К тому же Гершуни едва ли мог показаться Зубатову обычным «культурником»: в нелегальных публикациях Гершуни, предшествовавших его аресту, отчетливо звучали призывы к террору.
Гершуни и Зубатов о чем-то безусловно договорились: последний договаривался о чем-то с каждым арестованным собеседником. Иное дело, что последние, выйдя на волю, далеко не всегда стремились выполнять договоренности. Кроме того, каждый стремился скрыть от товарищей, в чем же он проговорился и что пообещал. «Каждый конспирирует о том, что он говорил в кабинете Зубатова»[527], – писала в августе 1900 года М.В.Вильбушевич.
Гершуни был выпущен после написания пространного покаянного заявления; оно было извлечено из архивов и опубликовано в 1917 году и немало тогда шокировало революционную публику. Сам Зубатов в сопроводиловке, приложенной к заявлению Гершуни, просил начальство об освобождении последнего, хотя и назвал его «двусмысленным человеком».
Выйдя на волю, Гершуни заявил товарищам по Бунду, что Зубатов «страшнее для движения всех до сих пор бывших» на его посту «извергов»[528]– интересная оценка!
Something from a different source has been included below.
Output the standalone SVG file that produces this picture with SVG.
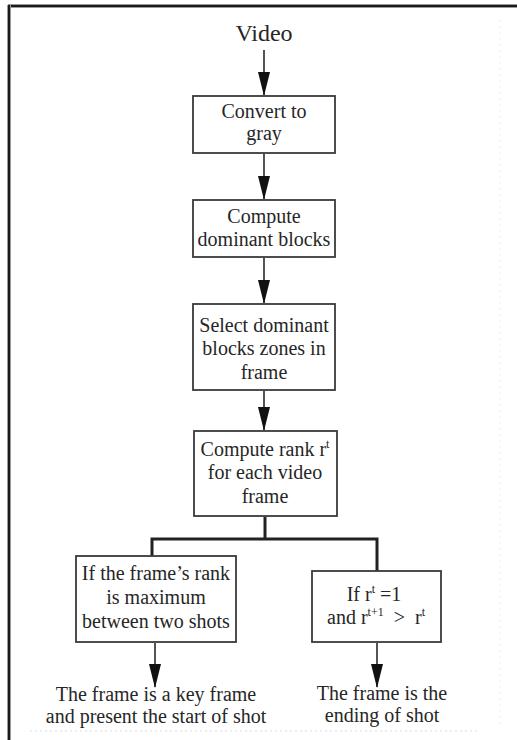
<svg xmlns="http://www.w3.org/2000/svg" width="517" height="740" viewBox="0 0 517 740">
<defs>
<style>
text{font-family:"Liberation Serif","Times New Roman",serif;fill:#262626;text-anchor:middle;font-size:20px}
.box{fill:#fff;stroke:#3a3a3a;stroke-width:1.8}
.ln{stroke:#2a2a2a;stroke-width:1.6;fill:none}
.br{stroke:#222;stroke-width:3;fill:none}
.sup{font-size:12px}
</style>
<marker id="ah" markerWidth="24" markerHeight="12" refX="23" refY="6" orient="auto" markerUnits="userSpaceOnUse" viewBox="0 0 24 12">
<path d="M0,0 L24,6 L0,12 Z" fill="#111"/>
</marker>
</defs>
<rect x="0" y="0" width="517" height="740" fill="#fff"/>
<g id="frame">
<line x1="8" y1="6" x2="517" y2="6" stroke="#9a9a9a" stroke-width="4"/>
<line x1="8" y1="6" x2="517" y2="6" stroke="#1a1a1a" stroke-width="2"/>
<line x1="9" y1="5" x2="9" y2="740" stroke="#9a9a9a" stroke-width="4"/>
<line x1="9" y1="5" x2="9" y2="740" stroke="#1a1a1a" stroke-width="2"/>
<line x1="30" y1="731" x2="480" y2="731" stroke="#ddd" stroke-width="1" stroke-dasharray="2 3"/>
<line x1="500" y1="20" x2="500" y2="725" stroke="#ececec" stroke-width="1" stroke-dasharray="2 4"/>
</g>
<g id="connectors">
<line class="ln" x1="264" y1="50" x2="264" y2="95" marker-end="url(#ah)"/>
<line class="ln" x1="264" y1="154" x2="264" y2="199" marker-end="url(#ah)"/>
<line class="ln" x1="264" y1="258" x2="264" y2="303" marker-end="url(#ah)"/>
<line class="ln" x1="264" y1="391" x2="264" y2="430" marker-end="url(#ah)"/>
<polyline class="br" points="265,517 265,539"/>
<polyline class="br" points="152,556 152,539 377,539 377,571"/>
<line class="ln" x1="155" y1="643" x2="155" y2="687" marker-end="url(#ah)"/>
<line class="ln" x1="377" y1="643" x2="377" y2="687" marker-end="url(#ah)"/>
</g>
<g id="video"><text x="264" y="41" style="font-size:24px">Video</text></g>
<g id="convert">
<rect class="box" x="193" y="96" width="142" height="57"/>
<text x="264" y="118">Convert to</text>
<text x="264" y="140">gray</text>
</g>
<g id="dominant">
<rect class="box" x="193" y="200" width="142" height="57"/>
<text x="264" y="223">Compute</text>
<text x="264" y="246">dominant blocks</text>
</g>
<g id="select">
<rect class="box" x="193" y="304" width="142" height="86"/>
<text x="264" y="332">Select dominant</text>
<text x="264" y="355">blocks zones in</text>
<text x="264" y="379">frame</text>
</g>
<g id="rank">
<rect class="box" x="194" y="431" width="143" height="85"/>
<text x="265" y="456">Compute rank r<tspan class="sup" dy="-8">t</tspan></text>
<text x="265" y="479">for each video</text>
<text x="265" y="503">frame</text>
</g>
<g id="maxrank">
<rect class="box" x="76" y="556" width="160" height="86"/>
<text x="156" y="580">If the frame’s rank</text>
<text x="156" y="604">is maximum</text>
<text x="156" y="628">between two shots</text>
</g>
<g id="condition">
<rect class="box" x="312" y="571" width="129" height="71"/>
<text x="374" y="601">If r<tspan class="sup" dy="-8">t</tspan><tspan dy="8">&#160;=1</tspan></text>
<text x="376" y="624">and r<tspan class="sup" dy="-8">t+1</tspan><tspan dy="8">&#160;&#160;&gt;&#160;&#160;r</tspan><tspan class="sup" dy="-8">t</tspan></text>
</g>
<g id="keyframe">
<text x="156" y="701">The frame is a key frame</text>
<text x="156" y="723">and present the start of shot</text>
</g>
<g id="ending">
<text x="382" y="700">The frame is the</text>
<text x="382" y="722">ending of shot</text>
</g>
</svg>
Никто из революционеров, как бы отрицательно они ни относились к предложениям Зубатова о сотрудничестве, не разглядел изверга в этом умном и обаятельном охраннике. Это дополнительный штрих, свидетельствующий о том, что Зубатов и Гершуни касались тем, стоящих на грани или за гранью общечеловеческой гуманности и морали.
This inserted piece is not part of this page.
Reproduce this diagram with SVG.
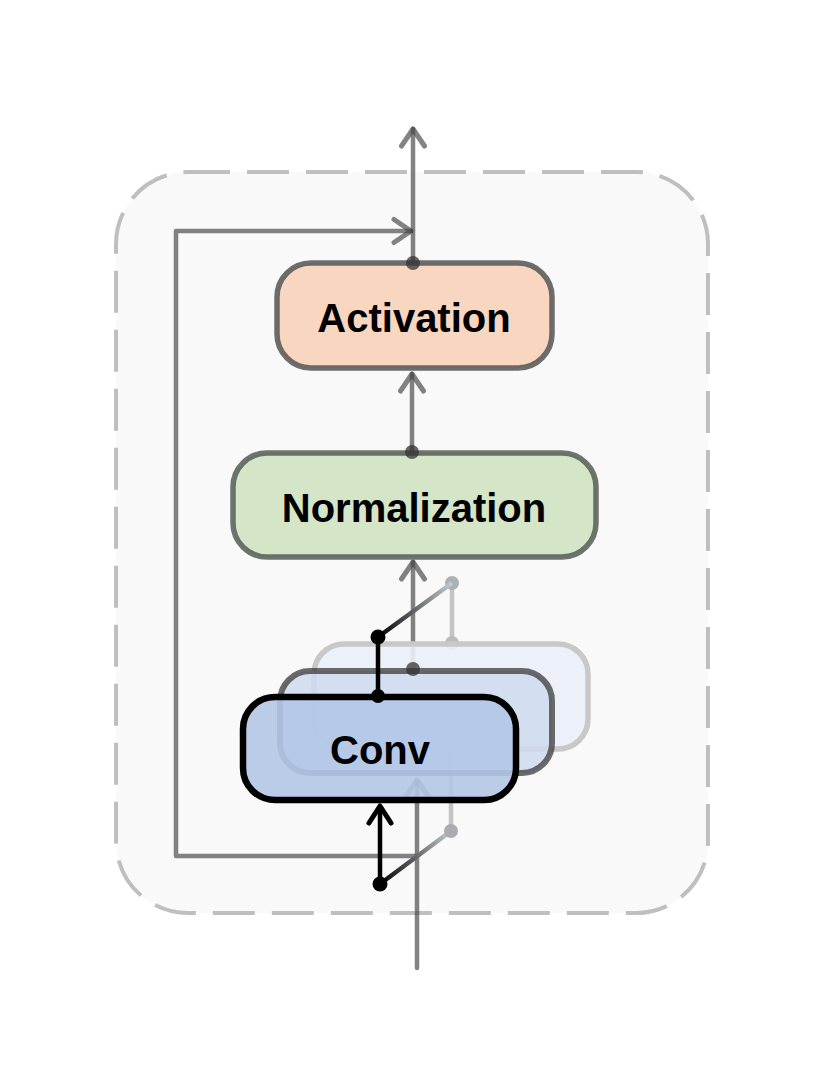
<svg xmlns="http://www.w3.org/2000/svg" width="823" height="1071" viewBox="0 0 823 1071">
<style>
.lbl{font-family:"Liberation Sans",Arial,sans-serif;font-weight:bold;font-size:40px;fill:#000;text-anchor:middle}
.conn{fill:none;stroke:#404040;stroke-opacity:0.65;stroke-width:4.5;stroke-linecap:round;stroke-linejoin:round}
.dot{fill:#333;fill-opacity:0.75}
</style>
<defs>
<marker id="ag" markerUnits="userSpaceOnUse" markerWidth="32" markerHeight="32" viewBox="-24 -16 28 32" refX="0" refY="0" orient="auto">
<path d="M-17,-11.5 L0,0 L-17,11.5" fill="none" stroke="#404040" stroke-opacity="0.65" stroke-width="5" stroke-linecap="round" stroke-linejoin="round"/>
</marker>
<marker id="ab" markerUnits="userSpaceOnUse" markerWidth="32" markerHeight="32" viewBox="-24 -16 28 32" refX="0" refY="0" orient="auto">
<path d="M-17,-11 L0,0 L-17,11" fill="none" stroke="#000" stroke-width="5" stroke-linecap="round" stroke-linejoin="round"/>
</marker>
<linearGradient id="gb" gradientUnits="userSpaceOnUse" x1="380" y1="884" x2="451" y2="831">
<stop offset="0" stop-color="#000"/><stop offset="1" stop-color="#c4ccd2"/>
</linearGradient>
<linearGradient id="gt" gradientUnits="userSpaceOnUse" x1="378" y1="637" x2="452" y2="583">
<stop offset="0" stop-color="#000"/><stop offset="1" stop-color="#c4ccd2"/>
</linearGradient>
</defs>
<rect width="823" height="1071" fill="#fff"/>
<g id="frame">
<rect x="116" y="172" width="592" height="741" rx="72" ry="72" fill="#f9f9f9" stroke="#bfbfbf" stroke-width="4" stroke-dasharray="42 17"/>
</g>
<g id="connectors">
<path class="conn" d="M417,968 V856 H176 V231 H411" marker-end="url(#ag)"/>
<path class="conn" d="M413,263 V129" marker-end="url(#ag)"/>
<path class="conn" d="M412,452 V374" marker-end="url(#ag)"/>
<path class="conn" d="M413,669 V562" marker-end="url(#ag)"/>
<path d="M451,831 V752" fill="none" stroke="#c4c4c4" stroke-width="4.5"/>
<path d="M417,856 V780" fill="none" stroke="#404040" stroke-opacity="0.65" stroke-width="4.5" marker-end="url(#ag)"/>
<path d="M452,583 V643" fill="none" stroke="#c4c4c4" stroke-width="4.5"/>
<circle cx="452" cy="583" r="7" fill="#a9b0b6"/>
<circle cx="452" cy="643" r="7" fill="#bcbcbc"/>
</g>
<g id="conv-rear">
<rect x="314" y="644" width="274" height="105" rx="30" ry="30" fill="#eaeff8" stroke="#c8c8c8" stroke-width="5.5" fill-opacity="0.9"/>
</g>
<g id="conv-mid">
<rect x="280" y="671" width="272" height="102" rx="30" ry="30" fill="#cfdaee" fill-opacity="0.85" stroke="#3a3a3a" stroke-opacity="0.75" stroke-width="6"/>
<circle cx="413" cy="669" r="7" class="dot"/>
</g>
<g id="conv">
<rect x="243" y="697" width="273" height="103" rx="32" ry="32" fill="#b4c7e7" fill-opacity="0.9" stroke="#000" stroke-width="6.5"/>
<text class="lbl" x="380" y="764">Conv</text>
</g>
<g id="conv-io">
<path d="M380,884 L451,831" stroke="url(#gb)" stroke-width="4.5" fill="none"/>
<circle cx="451" cy="831" r="7" fill="#a9adb0"/>
<path d="M380,884 V806" fill="none" stroke="#000" stroke-width="4.5" marker-end="url(#ab)"/>
<circle cx="380" cy="884" r="7.5" fill="#000"/>
<path d="M378,637 L452,583" stroke="url(#gt)" stroke-width="4.5" fill="none"/>
<path d="M378,637 V696" stroke="#000" stroke-width="4.5" fill="none"/>
<circle cx="378" cy="637" r="7.5" fill="#000"/>
<circle cx="378" cy="696" r="7" fill="#000"/>
</g>
<g id="normalization">
<rect x="233" y="453" width="363" height="104" rx="34" ry="34" fill="#d4e5c8" stroke="#555d55" stroke-opacity="0.85" stroke-width="5.5"/>
<text class="lbl" x="414" y="522">Normalization</text>
<circle cx="412" cy="452" r="7" class="dot"/>
</g>
<g id="activation">
<rect x="277" y="263" width="275" height="105" rx="34" ry="34" fill="#f8d6c0" stroke="#555" stroke-opacity="0.85" stroke-width="5.5"/>
<text class="lbl" x="414" y="332">Activation</text>
<circle cx="413" cy="263" r="7" class="dot"/>
</g>
</svg>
Гершуни, несомненно, обманул Зубатова, если последний хотел найти в нем сотрудника – формально не существует никаких фактов, указывающих на последующее сотрудничество Гершуни ни с Зубатовым, ни с иными охранниками. Зато известно, что среди планов, которые Гершуни не успел реализовать в течение относительно недолгого периода руководства террором, было и убийство Зубатова. Гершуни пытался обсуждать и возможность взрыва Московского Охранного отделения – похоже, его беспокоили архивы этого учреждения (!).
Но если Зубатов действительно готовил Гершуни к руководству террором, то и в этом последний сначала его обманул: выйдя на волю, Гершуни вовсе не спешил к террористической деятельности, хотя для чего-то сразу перешел на нелегальное положение – не для того ли, чтобы надежнее скрыться от Зубатова?
С лета 1900 года прошло полгода, и прозвучал выстрел Карповича, а Гершуни все заняться террором не собрался. Прошел еще почти год, а Гершуни все террором не занимался.